People, do your own research, learn as much as possible on your own, validate your assumptions through fellowship with others who are principally aligned with the world you want to create. And don’t let the bastards get you down.
I see a world where everyday people get to determine value, and have the heavy lifting of manual labor taken over by robots.
And those adoption cycles get shorter and shorter. How this tech gets used, all these systems, needs us humans to be responsible and accountable.
Susan Oh is an AI leader who focuses on making data science practical, ethical, and product-focused.

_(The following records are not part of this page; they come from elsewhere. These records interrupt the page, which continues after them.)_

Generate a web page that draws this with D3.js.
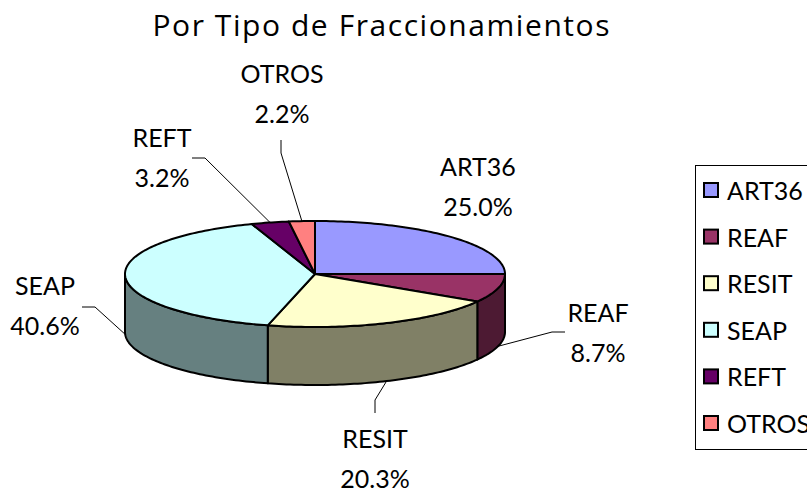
<!DOCTYPE html>
<html>
<head>
<meta charset="utf-8">
<script src="https://cdn.jsdelivr.net/npm/d3@7"></script>
<style>
  body { margin: 0; background: #fff; }
  text { font-family: Lato, "Liberation Sans", sans-serif; fill: #000; }
</style>
</head>
<body>
<div id="chart"></div>
<script>
// data
var categories = ["ART36", "REAF", "RESIT", "SEAP", "REFT", "OTROS"];
var shares = [25.0, 8.7, 20.3, 40.6, 3.2, 2.2];
var topColors = ["#9999FF", "#993366", "#FFFFCC", "#CCFFFF", "#660066", "#FF8080"];
var chartTitle = "Por Tipo de Fraccionamientos";

var width = 807, height = 493;

// pie geometry (3D ellipse)
var cx = 315, cy = 274, rx = 190, ry = 53, depth = 58;

// where excel placed each label (center x, first baseline) and the little elbow of its leader
var labelLayout = [
    {x: 478, y: 176, stub: null},
    {x: 598, y: 322, stub: [[-33, 10], [-46, 10]]},
    {x: 375, y: 448, stub: [[0, -35], [0, -48]]},
    {x: 45,  y: 295, stub: [[37, 12], [50, 12]]},
    {x: 162, y: 147, stub: [[30, 11], [43, 11]]},
    {x: 282, y: 83,  stub: [[-1, 57], [-1, 70]]}
];

var svg = d3.select("#chart").append("svg")
    .attr("width", width)
    .attr("height", height);

// point on the top ellipse, angle clockwise from 12 o'clock
function ept(a, dy) {
    return [cx + rx * Math.sin(a), cy - ry * Math.cos(a) + (dy || 0)];
}

function arcPoints(a0, a1, dy) {
    var n = Math.max(2, Math.ceil((a1 - a0) / 0.02));
    return d3.range(n + 1).map(function(i) { return ept(a0 + (a1 - a0) * i / n, dy); });
}

// excel shades the walls at half the slice colour
function sideColor(c) {
    var r = d3.rgb(c);
    return d3.rgb(r.r / 2, r.g / 2, r.b / 2);
}

var pie = d3.pie().sort(null).value(function(d) { return d; });
var arcs = pie(shares);

var line = d3.line();
var g = svg.append("g");

// sides first (only the front half shows)
arcs.forEach(function(d, i) {
    var a0 = Math.max(d.startAngle, Math.PI / 2);
    var a1 = Math.min(d.endAngle, 3 * Math.PI / 2);
    if (a1 <= a0) return;
    var pts = arcPoints(a0, a1, 0).concat(arcPoints(a0, a1, depth).reverse());
    g.append("path")
        .attr("d", line(pts) + "Z")
        .attr("fill", sideColor(topColors[i]))
        .attr("stroke", "#000")
        .attr("stroke-width", 2)
        .attr("stroke-linejoin", "round");
});

// top faces
arcs.forEach(function(d, i) {
    var pts = [[cx, cy]].concat(arcPoints(d.startAngle, d.endAngle, 0));
    g.append("path")
        .attr("d", line(pts) + "Z")
        .attr("fill", topColors[i])
        .attr("stroke", "#000")
        .attr("stroke-width", 2)
        .attr("stroke-linejoin", "round");
});

// labels + leader lines
arcs.forEach(function(d, i) {
    var lay = labelLayout[i];
    var t = svg.append("text")
        .attr("text-anchor", "middle")
        .style("font-size", "25px");
    t.append("tspan").attr("x", lay.x).attr("y", lay.y).text(categories[i]);
    t.append("tspan").attr("x", lay.x).attr("y", lay.y + 40).text(d3.format(".1f")(shares[i]) + "%");

    if (lay.stub) {
        var mid = (d.startAngle + d.endAngle) / 2;
        var front = mid > Math.PI / 2 && mid < 3 * Math.PI / 2;
        var edge = ept(mid, front ? depth : 0);
        var pts = lay.stub.map(function(p) { return [lay.x + p[0], lay.y + p[1]]; });
        pts.push(edge);
        svg.append("path")
            .attr("d", line(pts))
            .attr("fill", "none")
            .attr("stroke", "#000")
            .attr("stroke-width", 1);
    }
});

// title
svg.append("text")
    .attr("x", 381)
    .attr("y", 36)
    .attr("text-anchor", "middle")
    .attr("textLength", 457)
    .attr("lengthAdjust", "spacing")
    .style("font-family", "'Open Sans', sans-serif")
    .style("font-size", "30px")
    .text(chartTitle);

// legend (runs off the right edge like the original)
var legend = svg.append("g");
legend.append("rect")
    .attr("x", 695.5)
    .attr("y", 165.5)
    .attr("width", 140)
    .attr("height", 284)
    .attr("fill", "#fff")
    .attr("stroke", "#000")
    .attr("stroke-width", 1);

var rowY = d3.scalePoint().domain(categories).range([200, 433]);

categories.forEach(function(c, i) {
    var y = rowY(c);
    legend.append("rect")
        .attr("x", 704)
        .attr("y", y - 17)
        .attr("width", 14)
        .attr("height", 14)
        .attr("fill", topColors[i])
        .attr("stroke", "#000")
        .attr("stroke-width", 2);
    legend.append("text")
        .attr("x", 727)
        .attr("y", y)
        .style("font-size", "25px")
        .text(c);
});
</script>
</body>
</html>
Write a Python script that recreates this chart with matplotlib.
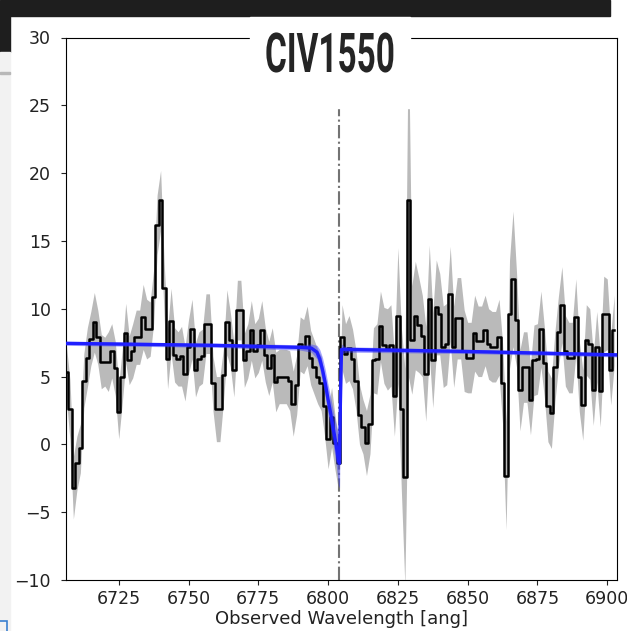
import matplotlib
matplotlib.use("Agg")
import matplotlib.pyplot as plt
from matplotlib.patches import Rectangle
from matplotlib.patheffects import AbstractPathEffect
from matplotlib.transforms import Affine2D

# spectrum: MUSE-like sampling, 1.25 ang per pixel
wave_start = 6706.25
wave_step = 1.25

flux = [
    5.3, 2.6, -3.2, -1.4, -0.3, 4.7, 6.4, 7.8, 9.0, 7.9,
    6.1, 6.1, 6.1, 6.9, 5.6, 2.4, 5.0, 8.2, 6.2, 6.9,
    7.9, 7.9, 9.4, 8.5, 8.5, 10.9, 16.2, 18.0, 11.5, 6.3,
    9.1, 6.6, 6.3, 6.5, 5.2, 7.2, 8.5, 5.5, 6.3, 6.5,
    8.9, 8.9, 4.5, 2.6, 2.6, 5.1, 9.0, 7.7, 5.5, 9.9,
    9.9, 6.2, 6.9, 8.4, 6.9, 7.3, 8.4, 6.6, 5.6, 6.6,
    4.6, 5.0, 5.0, 5.0, 4.7, 3.0, 4.4, 7.4, 7.2, 8.0,
    6.4, 5.7, 5.0, 4.5, 2.8, 0.4, 2.0, 0.1, -1.4, 7.9,
    6.7, 7.1, 6.3, 4.7, 2.2, 1.3, 0.1, 1.5, 6.2, 6.3,
    8.7, 7.3, 7.0, 7.3, 3.6, 9.5, 2.6, -2.4, 18.0, 7.7,
    9.5, 8.8, 8.0, 5.2, 10.7, 6.2, 10.1, 9.6, 7.2, 7.4,
    11.1, 7.2, 9.3, 9.3, 6.9, 6.4, 6.4, 8.2, 7.6, 7.6,
    8.4, 7.4, 7.2, 7.2, 7.9, 4.5, -2.3, 9.6, 12.2, 9.2,
    4.0, 5.7, 5.7, 3.3, 6.2, 6.3, 8.5, 6.0, 2.8, 2.3,
    5.7, 8.3, 10.3, 6.9, 6.4, 6.4, 9.4, 5.0, 2.9, 7.7,
    7.4, 4.0, 7.2, 3.9, 9.6, 9.6, 5.5, 8.4,
]

err = [
    2.0, 2.2, 2.3, 2.0, 1.8, 2.0, 2.2, 2.0, 2.2, 2.0,
    2.0, 1.8, 2.2, 2.0, 2.0, 2.0, 2.0, 2.2, 1.8, 2.0,
    2.0, 2.0, 2.4, 2.2, 2.0, 2.0, 2.2, 2.2, 2.0, 2.2,
    2.4, 2.0, 2.0, 2.2, 2.0, 2.0, 2.2, 2.0, 2.0, 2.0,
    2.2, 2.2, 2.0, 2.4, 2.4, 2.0, 2.4, 2.0, 2.0, 2.2,
    2.2, 2.0, 2.0, 2.2, 2.0, 2.0, 2.2, 2.0, 2.0, 2.0,
    2.2, 2.0, 2.0, 2.0, 2.2, 2.4, 2.2, 2.0, 2.0, 2.2,
    2.0, 2.0, 2.0, 2.0, 2.2, 2.2, 2.2, 2.0, 2.0, 2.4,
    2.2, 2.4, 2.2, 2.2, 2.2, 2.0, 2.4, 2.2, 2.4, 2.6,
    2.6, 2.8, 3.0, 3.0, 3.0, 5.0, 6.0, 8.0, 13.0, 4.0,
    4.0, 3.5, 3.0, 3.5, 4.0, 3.5, 3.5, 3.0, 3.0, 3.0,
    3.5, 3.0, 3.0, 3.0, 3.0, 2.6, 2.6, 2.8, 2.6, 2.6,
    2.6, 2.6, 2.6, 2.6, 2.8, 3.0, 4.0, 4.0, 5.0, 3.5,
    3.0, 2.6, 2.6, 2.6, 2.6, 2.6, 2.8, 2.6, 2.6, 2.6,
    2.6, 2.6, 2.8, 2.6, 2.6, 2.6, 2.8, 2.6, 2.6, 2.6,
    2.6, 2.6, 2.6, 2.6, 2.8, 2.6, 2.6, 2.6,
]

# best-fit absorption model and its spread
model_wave = [6706, 6760, 6790, 6794, 6796, 6797, 6798, 6799, 6800, 6801,
              6802, 6803, 6803.7, 6804.1, 6804.4, 6804.8, 6806, 6850, 6903.5]
model_flux = [7.45, 7.3, 7.15, 7.1, 6.8, 6.3, 5.5, 4.5, 3.3, 2.2,
              1.0, -0.2, -1.2, -1.4, 3.0, 7.0, 7.0, 6.85, 6.6]
model_spread = [0.15, 0.15, 0.2, 0.3, 0.5, 0.7, 0.9, 1.0, 1.1, 1.2,
                1.3, 1.5, 1.8, 1.8, 1.0, 0.4, 0.2, 0.15, 0.15]

line_center = 6804.0
title = "CIV1550"
xticks = [6725, 6750, 6775, 6800, 6825, 6850, 6875, 6900]
yticks = [-10, -5, 0, 5, 10, 15, 20, 25, 30]

W, H = 627, 631


class Squeeze(AbstractPathEffect):
    """narrow text horizontally around x = cx (display pixels)"""

    def __init__(self, sx, cx):
        super().__init__()
        self.sx = sx
        self.cx = cx

    def draw_path(self, renderer, gc, tpath, affine, rgbFace=None):
        squeeze = Affine2D().translate(-self.cx, 0).scale(self.sx, 1).translate(self.cx, 0)
        renderer.draw_path(gc, tpath, affine + squeeze, rgbFace)


def add_rect(x0, y0, x1, y1, **kw):
    # pixel box with top-left origin
    fig.add_artist(Rectangle((x0 / W, 1 - y1 / H), (x1 - x0) / W, (y1 - y0) / H,
                             transform=fig.transFigure, **kw))


wave = [wave_start + wave_step * i for i in range(len(flux))]
lo = [f - e for f, e in zip(flux, err)]
hi = [f + e for f, e in zip(flux, err)]
m_lo = [f - s for f, s in zip(model_flux, model_spread)]
m_hi = [f + s for f, s in zip(model_flux, model_spread)]

fig = plt.figure(figsize=(W / 100, H / 100), dpi=100)
ax = fig.add_axes([65.7 / W, 1 - 580 / H, (617 - 65.7) / W, (580 - 37.5) / H])

ax.fill_between(wave, lo, hi, color='0.73', lw=0, zorder=1)
ax.plot(wave, flux, drawstyle='steps-mid', color='black', lw=1.8, zorder=3)
ax.fill_between(model_wave, m_lo, m_hi, color='#3a3aff', alpha=0.45, lw=0, zorder=4)
ax.plot(model_wave, model_flux, color='#1f1fff', lw=2.4, zorder=5)
ax.axvline(line_center, color='0.45', ls='-.', lw=1.5, zorder=2)

ax.set_xlim(6706, 6903.5)
ax.set_ylim(-10, 30)
ax.set_xticks(xticks)
ax.set_yticks(yticks)
ax.tick_params(labelsize=12.5, colors='#222222')
ax.tick_params(axis='y', pad=7)
ax.set_xlabel('Observed Wavelength [ang]', fontsize=13, color='#222222', labelpad=2)

# screenshot surroundings
add_rect(10, 0, 610, 16, color='#1e1e1e', zorder=10)
add_rect(0, 0, 10, 52, color='#1e1e1e', zorder=10)
add_rect(0, 52, 10, 631, color='#f2f2f2', zorder=10)
add_rect(0, 72, 10, 73.5, color='#b8b8b8', zorder=11)
add_rect(-2, 621, 7, 640, facecolor='none', edgecolor='#3a7fd0', lw=1.2, zorder=11)

# slide title in a white box over the top spine, condensed like a display face
add_rect(250, 16.5, 410, 108, color='white', zorder=10)
title_cx = 330
t = fig.text(title_cx / W, 1 - 72 / H, title, ha='center', va='baseline',
             family=['Roboto', 'DejaVu Sans'], fontweight='bold', fontsize=39.5,
             color='#252525', zorder=12)
width = t.get_window_extent(fig.canvas.get_renderer()).width
t.set_path_effects([Squeeze(130 / width, title_cx)])

fig.savefig('out.png', dpi=100)
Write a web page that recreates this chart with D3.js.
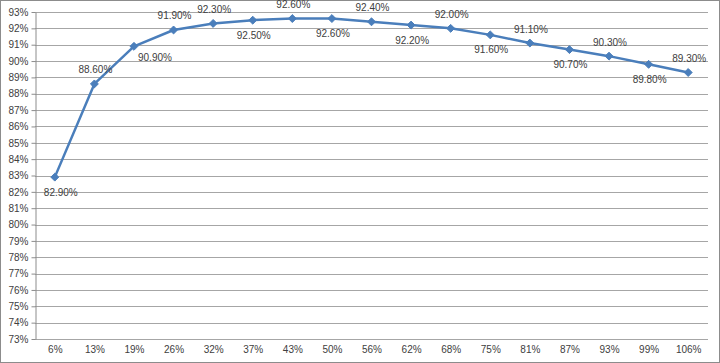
<!DOCTYPE html>
<html>
<head>
<meta charset="utf-8">
<script src="https://cdn.jsdelivr.net/npm/d3@7"></script>
<style>
  body { margin: 0; background: #fff; }
  svg { display: block; font-family: "Liberation Sans", Arial, sans-serif; }
</style>
</head>
<body>
<svg id="chart" width="720" height="363"></svg>
<script>
const categories = ["6%", "13%", "19%", "26%", "32%", "37%", "43%", "50%", "56%", "62%", "68%", "75%", "81%", "87%", "93%", "99%", "106%"];
const efficiency = [82.9, 88.6, 90.9, 91.9, 92.3, 92.5, 92.6, 92.6, 92.4, 92.2, 92.0, 91.6, 91.1, 90.7, 90.3, 89.8, 89.3];
const yTicks = d3.range(73, 94, 1);
// where each data label sits relative to its point
const labelSide = ["below", "above", "right", "above", "above", "below", "above", "below", "above", "below", "above", "below", "above", "below", "above", "below", "above"];

const width = 720, height = 363;
const margin = { top: 12, right: 12, bottom: 24, left: 35 };

const svg = d3.select("#chart");

// outer frame
svg.append("rect")
  .attr("x", 0.5).attr("y", 0.5)
  .attr("width", width - 1).attr("height", height - 1)
  .attr("fill", "#fff")
  .attr("stroke", "#8c8c8c");

const x = d3.scalePoint()
  .domain(categories)
  .range([margin.left, width - margin.right])
  .padding(0.5);

const y = d3.scaleLinear()
  .domain([73, 93])
  .range([height - margin.bottom, margin.top]);

// gridlines
svg.append("g")
  .selectAll("line")
  .data(yTicks)
  .join("line")
  .attr("x1", margin.left)
  .attr("x2", width - margin.right)
  .attr("y1", d => Math.round(y(d)) + 0.5)
  .attr("y2", d => Math.round(y(d)) + 0.5)
  .attr("stroke", "#a6a6a6");

// y axis
const yAxis = svg.append("g")
  .attr("transform", `translate(${margin.left + 0.5},0)`)
  .call(d3.axisLeft(y).tickValues(yTicks).tickSize(4).tickSizeOuter(0).tickFormat(d => d + "%"));
yAxis.select(".domain").attr("stroke", "#8c8c8c");
yAxis.selectAll(".tick line").attr("stroke", "#8c8c8c");
yAxis.selectAll(".tick text").attr("font-size", 10).attr("fill", "#404040").attr("x", -7);

// x axis
const xAxis = svg.append("g")
  .attr("transform", `translate(0,${Math.round(y(73)) + 0.5})`)
  .call(d3.axisBottom(x).tickSize(0).tickSizeOuter(0));
xAxis.select(".domain").remove();
xAxis.selectAll(".tick text").attr("font-size", 10).attr("fill", "#404040").attr("y", 6).attr("dy", "0.71em");

const pts = categories.map((c, i) => ({ c, v: efficiency[i], side: labelSide[i] }));

// line
svg.append("path")
  .datum(pts)
  .attr("fill", "none")
  .attr("stroke", "#4a7ebb")
  .attr("stroke-width", 2.5)
  .attr("stroke-linejoin", "round")
  .attr("d", d3.line().x(d => x(d.c)).y(d => y(d.v)));

// markers
svg.append("g")
  .selectAll("path")
  .data(pts)
  .join("path")
  .attr("transform", d => `translate(${x(d.c)},${y(d.v)})`)
  .attr("d", d3.symbol(d3.symbolDiamond2, 40))
  .attr("fill", "#4a7ebb")
  .attr("stroke", "#4a7ebb");

// data labels
svg.append("g")
  .selectAll("text")
  .data(pts)
  .join("text")
  .attr("x", d => x(d.c) + (d.side === "right" ? 21 : d.side === "below" && d.c === "6%" ? 6 : 1))
  .attr("y", d => y(d.v) + (d.side === "above" ? -14 : d.side === "right" ? 11 : 15))
  .attr("dy", "0.35em")
  .attr("text-anchor", "middle")
  .attr("font-size", 10)
  .attr("fill", "#404040")
  .text(d => d.v.toFixed(2) + "%");
</script>
</body>
</html>
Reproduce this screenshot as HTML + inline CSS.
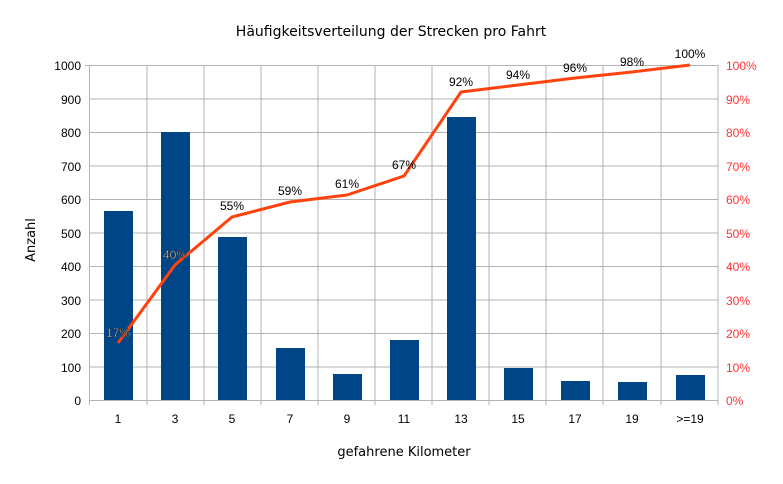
<!DOCTYPE html><html><head><style>body{margin:0;background:#fff}</style></head><body>
<svg width="783" height="479" xmlns="http://www.w3.org/2000/svg" font-family="Liberation Sans, sans-serif">
<rect width="783" height="479" fill="#fff"/>
<text x="391" y="36" text-anchor="middle" font-size="14" font-family="DejaVu Sans, sans-serif">Häufigkeitsverteilung der Strecken pro Fahrt</text>
<g stroke="#b3b3b3" stroke-width="1">
<line x1="90" y1="65.5" x2="718" y2="65.5"/><line x1="90" y1="132.5" x2="718" y2="132.5"/><line x1="90" y1="199.5" x2="718" y2="199.5"/><line x1="90" y1="266.5" x2="718" y2="266.5"/><line x1="90" y1="333.5" x2="718" y2="333.5"/>
<line x1="90" y1="99" x2="718" y2="99"/><line x1="90" y1="166" x2="718" y2="166"/><line x1="90" y1="233" x2="718" y2="233"/><line x1="90" y1="300" x2="718" y2="300"/><line x1="90" y1="367" x2="718" y2="367"/><line x1="90" y1="400.5" x2="718" y2="400.5"/>
<line x1="89.5" y1="65" x2="89.5" y2="405"/><line x1="147" y1="65" x2="147" y2="405"/><line x1="204" y1="65" x2="204" y2="405"/><line x1="261" y1="65" x2="261" y2="405"/><line x1="318" y1="65" x2="318" y2="405"/><line x1="375" y1="65" x2="375" y2="405"/><line x1="432" y1="65" x2="432" y2="405"/><line x1="489" y1="65" x2="489" y2="405"/><line x1="546" y1="65" x2="546" y2="405"/><line x1="603" y1="65" x2="603" y2="405"/><line x1="661" y1="65" x2="661" y2="405"/><line x1="718" y1="65" x2="718" y2="405"/>
<line x1="85" y1="65.5" x2="90" y2="65.5"/>
</g>
<g fill="#004586">
<rect x="104" y="211" width="29" height="189"/><rect x="161" y="132" width="29" height="268"/><rect x="218" y="237" width="29" height="163"/><rect x="276" y="348" width="29" height="52"/><rect x="333" y="374" width="29" height="26"/><rect x="390" y="340" width="29" height="60"/><rect x="447" y="117" width="29" height="283"/><rect x="504" y="368" width="29" height="32"/><rect x="561" y="381" width="29" height="19"/><rect x="618" y="382" width="29" height="18"/><rect x="676" y="375" width="29" height="25"/>
</g>
<polyline fill="none" stroke="#ff420e" stroke-width="3" stroke-linejoin="round" points="118,343 175,265 232,217 290,202 347,195 404,176 461,92 518,85 575,78 632,72 690,65"/>
<g font-size="12" text-anchor="middle">
<text x="118" y="337" fill="#fff" stroke="#222" stroke-width="0.5">17%</text>
<text x="175" y="259" fill="#fff" stroke="#222" stroke-width="0.5">40%</text>
<text x="232" y="210">55%</text><text x="290" y="195">59%</text><text x="347" y="188">61%</text><text x="404" y="169">67%</text><text x="461" y="86">92%</text><text x="518" y="79">94%</text><text x="575" y="72">96%</text><text x="632" y="66">98%</text><text x="690" y="58">100%</text>
</g>
<g font-size="12" text-anchor="end">
<text x="81" y="70">1000</text><text x="81" y="137">800</text><text x="81" y="104">900</text><text x="81" y="171">700</text><text x="81" y="204">600</text><text x="81" y="238">500</text><text x="81" y="271">400</text><text x="81" y="305">300</text><text x="81" y="338">200</text><text x="81" y="372">100</text><text x="81" y="405">0</text>
</g>
<g font-size="12" fill="#ff3333">
<text x="726" y="70">100%</text><text x="726" y="104">90%</text><text x="726" y="137">80%</text><text x="726" y="171">70%</text><text x="726" y="204">60%</text><text x="726" y="238">50%</text><text x="726" y="271">40%</text><text x="726" y="305">30%</text><text x="726" y="338">20%</text><text x="726" y="372">10%</text><text x="726" y="405">0%</text>
</g>
<g font-size="12" text-anchor="middle">
<text x="118" y="423">1</text><text x="175" y="423">3</text><text x="232" y="423">5</text><text x="290" y="423">7</text><text x="347" y="423">9</text><text x="404" y="423">11</text><text x="461" y="423">13</text><text x="518" y="423">15</text><text x="575" y="423">17</text><text x="632" y="423">19</text><text x="690" y="423">&gt;=19</text>
<text x="404" y="456" font-size="13" font-family="DejaVu Sans, sans-serif">gefahrene Kilometer</text>
<text x="0" y="0" font-size="13" font-family="DejaVu Sans, sans-serif" transform="translate(35,240) rotate(-90)">Anzahl</text>
</g>
</svg></body></html>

She helps organisations move from experimentation to operational AI by aligning technical teams with product goals and governance practices. Susan’s talks and workshops centre on scalable workflows, deployment safeguards, and the human systems needed to sustain AI projects.
Her presentations blend policy, ethics, and hands-on operational tactics so organisations can deploy models responsibly and measure their impact. Susan emphasizes cross-functional collaboration: translating model outputs into product decisions and ensuring governance frameworks prevent risk while enabling value.
Clients typically engage Susan for executive briefings, product-team workshops, and governance design sessions. She equips teams with checklists, deployment playbooks, and measures to monitor model performance and impact. For organisations that want ethical, scalable AI that ties back to real business outcomes, Susan offers practical frameworks and immediate next steps to operationalize AI responsibly.
Susan Oh is a multi-award winning former business journalist (CNBC, Economist Intelligence Unit), trans media marketing campaigns creative (Expedia, Twentieth Century Fox), and civic technologist who has worked in Silicon Valley, New York City, Hong Kong, and Dubai.
She is a globally respected thought leader and pioneer as among the first to model a commercially available platform using AI and blockchains in 2017, as head of enterprise for New York-based started up, Trane AI. She began her her career in start ups as the first non-technical hire for San Francisco-based AI start up Breinify as Chief Storyteller. As CMO of humanoid robotics company Beyond Imagination, co-founded by former Google Chief Scientist Ray
Kurzweil and XPrize founder Harry Kloor, she increased its social media mentions by 3000+% within a month (Meltwater Media).
She is also a founding Chairperson of NGO Blockchain Commission For Sustainable Development with Support of the Office of Partnerships UN GA which held two global summits at UN HQ in 2018. She is also the recipient of NGO Decade of Women’s Top Influential Women in Digital at the UN GA in 2018. A global speaker who has spoken at UN GA HQ, ITU’s AI For Good, WEF Davos, and Nexus Global, her 2018 Tedx talk has garnered 250,000 views.
Susan is currently advisor to StableUnit stable coin; Raiinmaker Web3 app, an agentic AI creator economy, crypto fund DKG (USDT100mil AUM) and is a contributor to academic textbook The Future of Money published by Springer Nature with other luminary contributors including David Chaum, Lord Syed Kamall and technologists, entrepreneurs and researchers from RAND Corporation.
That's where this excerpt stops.